![Enging: A engenharia da antecipação energética que quer transformar Portugal num hub tecnológico global [vídeo]](https://homepagept.web.sapo.io/assets/img/blank.png)
No rescaldo do recente apagão que afetou partes significativas da Europa, as atenções voltaram-se — com razão — para a resiliência e a inteligência da infraestrutura elétrica. Numa conversa no mais recente episódio do Coffee Break, Marco Ferreira, Diretor-Geral da Enging, empresa portuguesa sediada em Coimbra, defendeu que a digitalização da rede elétrica global é não só inevitável como urgente. E alertou: “Estamos ainda longe de uma monitorização em tempo real que permita decisões eficazes ao milissegundo.”
A Enging, adquirida em 2023 pelo grupo brasileiro Dynamox, posiciona-se como um dos atores mais relevantes na manutenção preditiva de ativos elétricos — transformadores, motores e geradores — com atuação em setores críticos como energia, petroquímica, águas, papel, cimento e renováveis. A sua tecnologia distingue-se por integrar um modelo matemático de análise antes mesmo da camada de inteligência artificial, o que, segundo Marco Ferreira, “garante uma fiabilidade incomparável e evita falsos alarmes”.
Um apagão que expôs fragilidades
Questionado sobre a utilidade da manutenção preditiva num cenário como o do apagão recente, Marco Ferreira foi direto: “O problema esteve na rede, não nos ativos. Mas este tipo de eventos reforça a necessidade de digitalização profunda das infraestruturas.” A Enging propõe-se exatamente a isso — antecipar falhas críticas e evitar paragens não planeadas, não só nas utilities, mas em toda a cadeia produtiva.
O seu diferencial técnico assenta numa recolha de dados a velocidades de até 100.000 pontos por segundo, permitindo reconstruir em detalhe a “onda elétrica” das máquinas. “Não monitorizamos variáveis secundárias — vamos ao sangue da máquina”, explicou Marco Ferreira, sublinhando a importância de dados fiáveis e de alto detalhe para a antecipação precisa de falhas.
IA com propósito industrial
Numa era de soluções plug-and-play de inteligência artificial, a Enging aposta num caminho mais profundo. “Não nos limitamos a aplicar IA sobre dados brutos. Primeiro, modelamos o comportamento da máquina matematicamente.
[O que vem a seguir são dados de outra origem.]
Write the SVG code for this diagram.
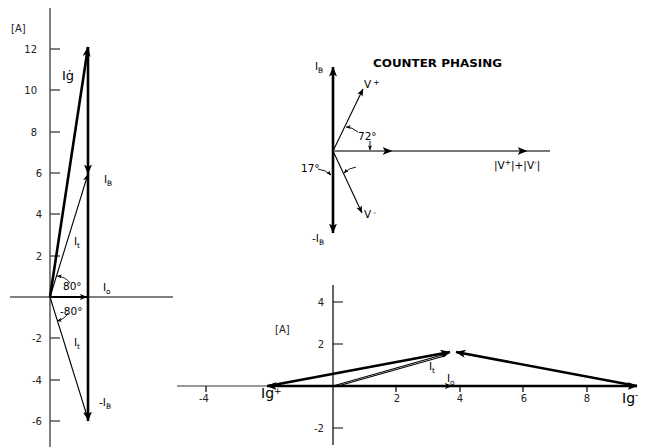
<svg xmlns="http://www.w3.org/2000/svg" width="647" height="447" viewBox="0 0 647 447">
<defs>
<style>
text{font-family:"DejaVu Sans","Liberation Sans",Arial,sans-serif;fill:#000}
.n{font-size:10px;fill:#222}
.l{font-size:10.5px}
.big{font-size:14px}
.sub{font-size:7.5px}
.ttl{font-size:10px;font-weight:bold}
.axis{stroke:#555;stroke-width:1.5;fill:none}
.axk{stroke:#000;stroke-width:1;fill:none}
.thick{stroke:#000;stroke-width:2.6;fill:none}
.mid{stroke:#000;stroke-width:2;fill:none}
.thin{stroke:#000;stroke-width:1.1;fill:none}
.gray{stroke:#777;stroke-width:2;fill:none}
.gthin{stroke:#777;stroke-width:1.5;fill:none}
.lead{stroke:#000;stroke-width:0.9;fill:none}
</style>
<marker id="ah" viewBox="0 0 10 8" refX="9.5" refY="4" markerWidth="10" markerHeight="8" markerUnits="userSpaceOnUse" orient="auto"><path d="M0,0 L10,4 L0,8 L2.5,4 z" fill="#000"/></marker>
<marker id="ahs" viewBox="0 0 10 8" refX="9.5" refY="4" markerWidth="8" markerHeight="6" markerUnits="userSpaceOnUse" orient="auto"><path d="M0,0 L10,4 L0,8 L2.5,4 z" fill="#000"/></marker>
<marker id="ahl" viewBox="0 0 10 8" refX="9.5" refY="4" markerWidth="5" markerHeight="4" markerUnits="userSpaceOnUse" orient="auto"><path d="M0,0 L10,4 L0,8 L2.5,4 z" fill="#000"/></marker>
</defs>

<g id="left-chart">
  <line class="axis" x1="50" y1="8" x2="50" y2="447"/>
  <path class="axis" d="M50,49h10M50,90h10M50,132h10M50,173h10M50,214h10M50,256h10M50,338h10M50,380h10M50,421h10"/>
  <line class="axk" x1="10" y1="297" x2="173" y2="297"/>
  <text class="n" x="11" y="32">[A]</text>
  <g class="n" text-anchor="end">
    <text class="n" x="37" y="53">12</text>
    <text class="n" x="37" y="94">10</text>
    <text class="n" x="37" y="136">8</text>
    <text class="n" x="42" y="177">6</text>
    <text class="n" x="42" y="218">4</text>
    <text class="n" x="42" y="260">2</text>
    <text class="n" x="42" y="342">-2</text>
    <text class="n" x="42" y="384">-4</text>
    <text class="n" x="42" y="425">-6</text>
  </g>
  <text class="l" x="62" y="80" style="font-size:13px">Iġ</text>
  <text class="l" x="104" y="183">I<tspan class="sub" dy="2.5">B</tspan></text>
  <text class="l" x="74" y="245">I<tspan class="sub" dy="2.5">t</tspan></text>
  <text class="l" x="63" y="290">80°</text>
  <text class="l" x="103" y="291">I<tspan class="sub" dy="2.5">o</tspan></text>
  <text class="l" x="60" y="315">-80°</text>
  <text class="l" x="74" y="346">I<tspan class="sub" dy="2.5">t</tspan></text>
  <text class="l" x="99" y="406">-I<tspan class="sub" dy="2.5">B</tspan></text>
</g>

<g id="top-chart">
  <text class="ttl" x="373" y="67" textLength="129" lengthAdjust="spacingAndGlyphs">COUNTER PHASING</text>
  <text class="l" x="315" y="70">I<tspan class="sub" dy="2.5">B</tspan></text>
  <text class="l" x="312" y="242">-I<tspan class="sub" dy="2.5">B</tspan></text>
  <text class="l" x="364" y="88">V<tspan class="sub" dx="2" dy="-3">+</tspan></text>
  <text class="l" x="364" y="218">V<tspan class="sub" dx="2" dy="-3">-</tspan></text>
  <text class="l" x="358" y="140">72°</text>
  <text class="l" x="301" y="172">17°</text>
  <text class="l" x="494" y="169">|V<tspan class="sub" dy="-4">+</tspan><tspan dy="4">|+|V</tspan><tspan class="sub" dy="-4">-</tspan><tspan dy="4">|</tspan></text>
</g>

<g id="bottom-chart">
  <line class="gthin" x1="177" y1="386" x2="268" y2="386"/>
  <line class="axk" x1="333" y1="285" x2="333" y2="445" style="stroke-width:1.2"/>
  <path class="axk" d="M333,302h10M333,344h10M333,428h10" style="stroke-width:1.2"/>
  <path class="axk" d="M206,386v6M396,386v6M460,386v6M523,386v6M587,386v6" style="stroke-width:1.2"/>
  <text class="n" x="275" y="333">[A]</text>
  <g text-anchor="end">
    <text class="n" x="324" y="306">4</text>
    <text class="n" x="324" y="348">2</text>
    <text class="n" x="324" y="432">-2</text>
  </g>
  <g text-anchor="middle">
    <text class="n" x="204" y="402">-4</text>
    <text class="n" x="397" y="402">2</text>
    <text class="n" x="460" y="402">4</text>
    <text class="n" x="524" y="402">6</text>
    <text class="n" x="587" y="402">8</text>
  </g>
  <text class="big" x="261" y="398">Ig<tspan class="sub" style="font-size:9px" dy="-4">+</tspan></text>
  <text class="big" x="622" y="403">Ig<tspan class="sub" style="font-size:9px" dy="-5">-</tspan></text>
  <text class="l" x="429" y="370">I<tspan class="sub" dy="2.5">t</tspan></text>
  <text class="l" x="447" y="382">I<tspan class="sub" dy="2.5">o</tspan></text>
</g>

<g id="connectors">
  <!-- left chart -->
  <line class="thick" x1="50" y1="297" x2="88" y2="47" marker-end="url(#ah)"/>
  <line class="thick" x1="88" y1="47" x2="88" y2="174" marker-end="url(#ah)"/>
  <line class="thick" x1="88" y1="174" x2="88" y2="421" marker-end="url(#ah)"/>
  <line class="thin" x1="50" y1="297" x2="88" y2="174" marker-end="url(#ahs)"/>
  <line class="thin" x1="50" y1="297" x2="88" y2="419" marker-end="url(#ahs)"/>
  <line class="mid" x1="50" y1="297" x2="87" y2="297" marker-end="url(#ahs)"/>
  <path class="lead" d="M70,283 Q66,277 57,276" marker-end="url(#ahl)"/>
  <path class="lead" d="M68,313 Q65,319 57,321" marker-end="url(#ahl)"/>
  <!-- top chart -->
  <line class="thick" x1="333" y1="151" x2="333" y2="67" marker-end="url(#ah)"/>
  <line class="thick" x1="333" y1="151" x2="333" y2="233" marker-end="url(#ah)"/>
  <line class="gray" x1="333" y1="151" x2="392" y2="151" marker-end="url(#ah)"/>
  <line class="gray" x1="392" y1="151" x2="527" y2="151" marker-end="url(#ah)"/>
  <line class="gray" x1="527" y1="151" x2="550" y2="151"/>
  <line class="thin" x1="333" y1="151" x2="363" y2="89" marker-end="url(#ahs)"/>
  <line class="thin" x1="333" y1="151" x2="362" y2="213" marker-end="url(#ahs)"/>
  <path class="lead" d="M358,132 Q352,127 346,127" marker-end="url(#ahl)"/>
  <path class="lead" d="M370,141 L370,150" marker-end="url(#ahl)"/>
  <path class="lead" d="M318,169 Q326,170 331,175" marker-end="url(#ahl)"/>
  <path class="lead" d="M356,167 Q349,168 344,173" marker-end="url(#ahl)"/>
  <!-- bottom chart -->
  <line class="thick" x1="333" y1="386" x2="267" y2="386" marker-end="url(#ah)"/>
  <line class="thick" x1="333" y1="386" x2="637" y2="386" marker-end="url(#ah)"/>
  <line class="mid" x1="333" y1="386" x2="452" y2="386" marker-end="url(#ahs)"/>
  <line class="thick" x1="268" y1="386" x2="450" y2="352" marker-end="url(#ah)"/>
  <line class="thick" x1="637" y1="386" x2="456" y2="352" marker-end="url(#ah)"/>
  <line class="thin" x1="333" y1="386" x2="449" y2="353" marker-end="url(#ahs)"/>
  <line class="thin" x1="338" y1="386" x2="446" y2="355.5"/>
</g>
</svg>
Só depois a IA entra, oferecendo manutenção prescritiva baseada em histórico e contexto.”
Este modelo permite, por exemplo, identificar falhas não detetadas em testes offline — como aconteceu recentemente numa cimenteira africana, onde um motor foi diagnosticado como funcional por testes tradicionais, mas a Enging identificou uma anomalia dinâmica que se confirmou após intervenção preventiva.
A manutenção preditiva tem impacto direto na eficiência energética, uma preocupação crescente no setor industrial europeu. “Máquinas degradadas consomem mais energia. Nós “não só identificamos falhas, como quantificamos o desperdício energético — em quilowatt-hora e em euros”, referiu Marco Ferreira. Esta métrica é um argumento crescente junto de gestores financeiros e de sustentabilidade.
Um dos desafios críticos para qualquer solução tecnológica industrial reside na integração com os sistemas existentes, muitas vezes fechados e proprietários. A Enging, por sua vez, nasceu “API-first”, com dados abertos e prontos para integração via RESTful API — uma abordagem que visa reduzir fricções com ERPs, sistemas SCADA e plataformas de manutenção.
Apesar de operar com empresas portuguesas, a Enging desenhou o seu modelo de negócio com vocação internacional desde o início. “Portugal é pequeno. Desde 2011 que olhamos para fora.” Atualmente, está presente na Europa do Sul, Brasil, América Central, América Latina e dá os primeiros passos no Médio Oriente e África. A aquisição pela Dynamox veio reforçar essa ambição com sinergias tecnológicas e comerciais.
Um dos pontos mais estratégicos destacados por Marco Ferreira prende-se com a capacidade de Portugal se tornar um hub de inteligência aplicada à manutenção industrial. A Enging já opera um centro de monitorização remota a partir de Coimbra, com contratos ativos que permitem antecipar falhas à distância. “Queremos que os clientes olhem para Portugal e vejam excelência tecnológica”, afirma, com a ambição de que o país se posicione como fornecedor global de soluções industriais críticas.